ECLI:NL:CRVB:2022:2696
Centrale Raad van Beroep
- Hoger beroep
- Rechtspraak.nl
Verzet tegen niet-ontvankelijk verklaring van hoger beroep inzake griffierecht en correspondentie
Op 15 december 2022 heeft de Centrale Raad van Beroep uitspraak gedaan in een zaak waarin appellant verzet heeft aangetekend tegen een eerdere uitspraak van 9 november 2022. In die uitspraak werd het hoger beroep van appellant niet-ontvankelijk verklaard omdat het griffierecht niet was voldaan, nadat een verzoek om vrijstelling van het griffierecht was afgewezen.

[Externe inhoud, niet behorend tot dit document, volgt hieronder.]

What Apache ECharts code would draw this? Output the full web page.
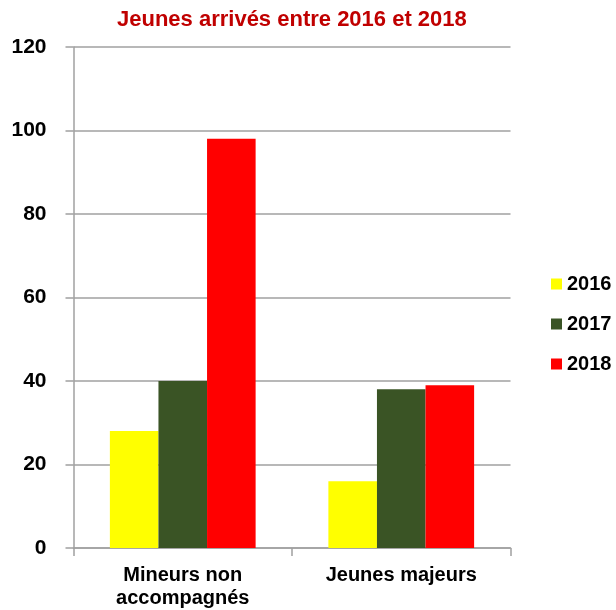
<!DOCTYPE html>
<html><head><meta charset="utf-8">
<script src="https://cdn.jsdelivr.net/npm/echarts@6/dist/echarts.min.js"></script>
<style>html,body{margin:0;padding:0;background:#fff}#c{width:616px;height:610px}</style>
</head><body><div id="c"></div>
<script>
const categories = ['Mineurs non\naccompagnés', 'Jeunes majeurs'];
const seriesNames = ['2016', '2017', '2018'];
const values2016 = [28, 16];
const values2017 = [40, 38];
const values2018 = [98, 39];
const colors = ['#FFFF00', '#3A5425', '#FF0000'];
const yTicks = [0, 20, 40, 60, 80, 100, 120];

const font = '"Liberation Sans", Arial, sans-serif';
const chart = echarts.init(document.getElementById('c'));
const data = [values2016, values2017, values2018];
chart.setOption({
  animation: false,
  title: {
    text: 'Jeunes arrivés entre 2016 et 2018',
    left: 112, top: 4,
    textStyle: {color: '#C00000', fontFamily: font, fontWeight: 'bold', fontSize: 22}
  },
  legend: {
    orient: 'vertical', left: 551, top: 274, itemGap: 20, padding: 0,
    itemWidth: 11, itemHeight: 11, icon: 'rect',
    textStyle: {fontFamily: font, fontWeight: 'bold', fontSize: 20, lineHeight: 20, color: '#000'},
    data: seriesNames
  },
  grid: {left: 73.5, right: 105.5, top: 47, bottom: 61},
  xAxis: {
    type: 'category', data: categories,
    axisLine: {lineStyle: {color: '#A0A0A0', width: 1.5}},
    axisTick: {show: true, length: 8, lineStyle: {color: '#A0A0A0', width: 1.5}},
    axisLabel: {fontFamily: font, fontWeight: 'bold', fontSize: 20, color: '#000', margin: 16, lineHeight: 23}
  },
  yAxis: {
    type: 'value', min: yTicks[0], max: yTicks[yTicks.length-1], interval: 20,
    axisLine: {show: true, lineStyle: {color: '#A0A0A0', width: 1.5}},
    axisTick: {show: true, length: 8, lineStyle: {color: '#A0A0A0', width: 1.5}},
    splitLine: {lineStyle: {color: '#A0A0A0', width: 1.5}},
    axisLabel: {fontFamily: font, fontWeight: 'bold', fontSize: 21, color: '#000', margin: 27}
  },
  series: seriesNames.map((n, i) => ({
    name: n, type: 'bar', data: data[i],
    itemStyle: {color: colors[i]},
    barGap: '0%', barCategoryGap: '33.3%'
  }))
});
</script></body></html>
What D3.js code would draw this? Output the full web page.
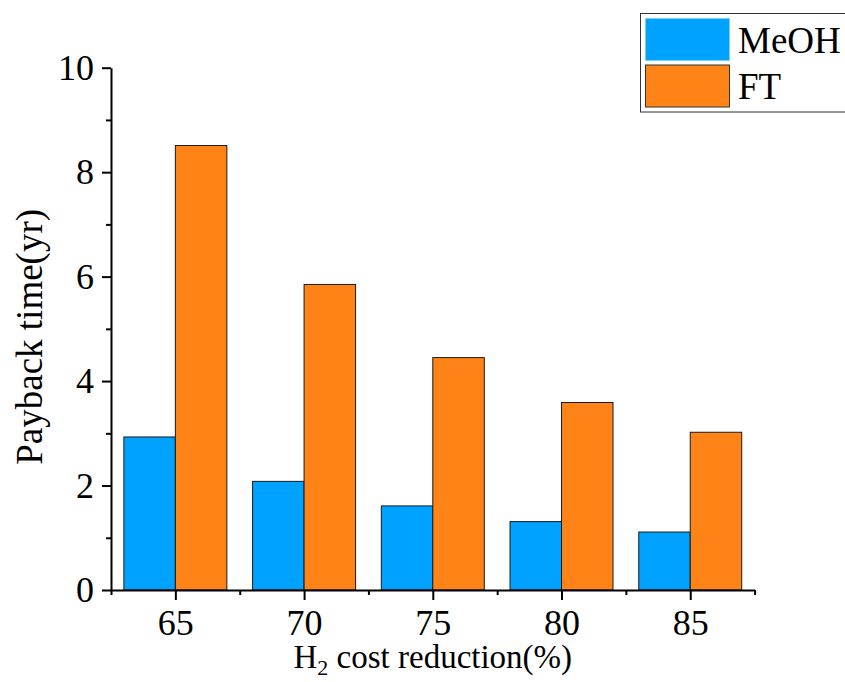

Appellant, woonachtig in Noorwegen, had echter in een vroeg stadium bij het Landelijk Diensten Centrum verzocht om vrijstelling van het griffierecht en aangegeven dat hij correspondentie per e-mail wilde ontvangen, omdat post naar Noorwegen vaak vertraagd is. Ondanks dit verzoek zijn alle relevante brieven met betrekking tot het griffierecht per gewone of aangetekende post verzonden, waardoor appellant deze brieven niet heeft ontvangen.
De Raad heeft in het verzet vastgesteld dat de eerdere uitspraak niet in overeenstemming was met de verzoeken van appellant. Het verzet is gegrond verklaard, wat betekent dat de uitspraak van 9 november 2022 vervalt en het onderzoek in de oorspronkelijke stand wordt voortgezet. Appellant krijgt de gelegenheid om zijn verzoek om vrijstelling van het griffierecht opnieuw te onderbouwen met de door de Raad gevraagde informatie. De Raad heeft ook besloten dat er geen aanleiding is voor een proceskostenveroordeling in deze procedure.
De uitspraak is gedaan door J.C. Boeree, in tegenwoordigheid van griffier E. Blijleven-de Vries, en is openbaar uitgesproken op 15 december 2022.